In addition to the book, you will need regular access to a computer with internet access. It is best if you have your own. There will be required computer lab work using software which is available to download and install on your own computer or which you can use in computer labs at the Math Department. Other course materials will be posted on my web page.
The hour exam dates (subject to change but I will try to avoid changing them) are September 18, October 23, and December 4 (the last day before dead week). These are all Fridays.
Our final examination will be on Wednesday December 16 12--2 pm in the same room.
Andrew Cortens: Logic may be defined as the study of correct reasoning. In a sense, it is a normative enterprise, since it is concerned with how one ought to reason, not with how people do in fact reason. Not withstanding its normative character, at least some branches of logic unquestionably possess the status of being a science. There is a systematic body of information about good reasoning, and the concepts and techniques studied in logic have close affinities with those studied in mathematics and computer science. This course will introduce students to the most fundamental of these concepts and techniques, ones that have become pivotal to the way philosophy is practiced in the English-speaking world in the present century. Our approach will be largely "formal", in the sense that we will spend much of the semester working with "artificial languages", ones that have been specifically designed to clarify logical relations among statements. But the study of these artifical languages is not intended as an end in itself; such study facilitates a deeper understanding of the English language -- its logical structure, its enormous expressive potential, and the subtle ways in which meaning depends on sentence construction. Achieving such an understanding of your own language goes hand in hand with acquiring a more refined ability to distinguish good reasoning from bad, and will help you see why the concepts and techniques of formal logic have become so crucial to the way philosophy is practiced today.
Randall Holmes: I really like the language above, which is why I stole it (with due attribution). I will add that the formal logic you will learn in this class is basically identical to the formal logic that a mathematician or computer scientist will learn at some point in their careers. The course you are going to take has better and more thorough coverage than the closest analogous course offered to mathematics undergraduates here. I am a mathematical logician and set theorist: I study the systems we will discuss for their own sake. But I say the same things to mathematics students when I teach them formal logic.
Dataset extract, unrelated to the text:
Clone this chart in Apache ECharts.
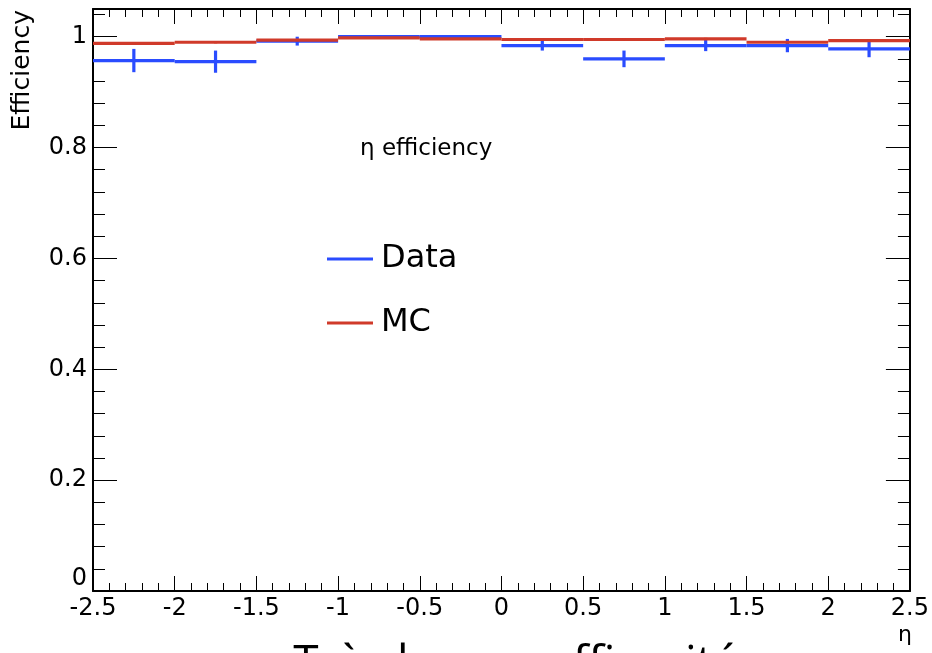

Most mathematicians will seldom use formal logical symbolism, but it is very valuable for them to learn about the logical structure of statements and the precise definitions of the axioms and rules of inference of logic, which are most easily presented in formal symbolism, even though they will mostly use these skills in reading and reasoning in mathematical English. This is also true, as Dr. Cortens says, for philosophers, and even more true because philosophers do not confine themselves to discussions conducted in an already highly disciplined subset of natural language.
Otherwise, I do not take attendance and do not need to be contacted if you miss a class, except that of course you need to contact me if you expect to miss an exam, and you may wish to contact me if missing a class affects your ability to get homework in on time.
There will be computer labs which will count as homework assignments. We may have some class meetings in a computer lab if I can arrange this (this is a TBA issue).
I expect homework to be turned in on time. My basic policy is that homework turned in on time (or at least, before I get around to grading the assignment) will be graded and returned reasonably promptly. With regard to homework turned in late I do not promise to do more than give a minimal partial grade for the effort of handing it in and hand it back to you, although I may very well mark and return it, possibly with some deficit. I disavow any consistent policy about this: it is best to turn your work in on time.
Individual exams will be marked in such a way that the median grade is a C (about 75) unless I am severely dissatisfied with the level of class performance. I do not curve down: if the average or median raw score is above 75, it will stay there.
Your grade will be computed in the following way: each exam and the total homework grade have equal weight. The final exam counts as two exam grades and in addition may replace the lowest of the other grades if this helps you.
The above is a standard technique of mine: I remind you that it is subject to change at my discretion depending on how the course goes. The number of exams might change (downward only). I might decide to increase the weight of the homework.
After all adjustments, 90-100 is an A, 80-89 is a B, and so forth. Please note that I very seldom give +/- grades. I do not give grades of A+ or C- under any circumstances at all. I may give the other +/- grades occasionally, where extra considerations arise in borderline cases. No numerical mark by itself earns a +/- grade and I will give these only at my own entire discretion: you cannot bargain for one.
I will not be offended if you arrive late or leave early, as long as you are not disruptive about it. If you expect to have to leave early, seat yourself near an exit.
I will try always to be present during scheduled office hours. If I am not, there will be a notice on the door of where I am and when I can be expected to reappear. I am generally willing to talk to students if I am in my office and it is not my office hour, even if the door is closed. Do not be afraid to knock. I may talk to you only briefly if I am very busy. It is a policy of mine that I do not provide material help on the content of an exam in my office on the same day that the exam is given.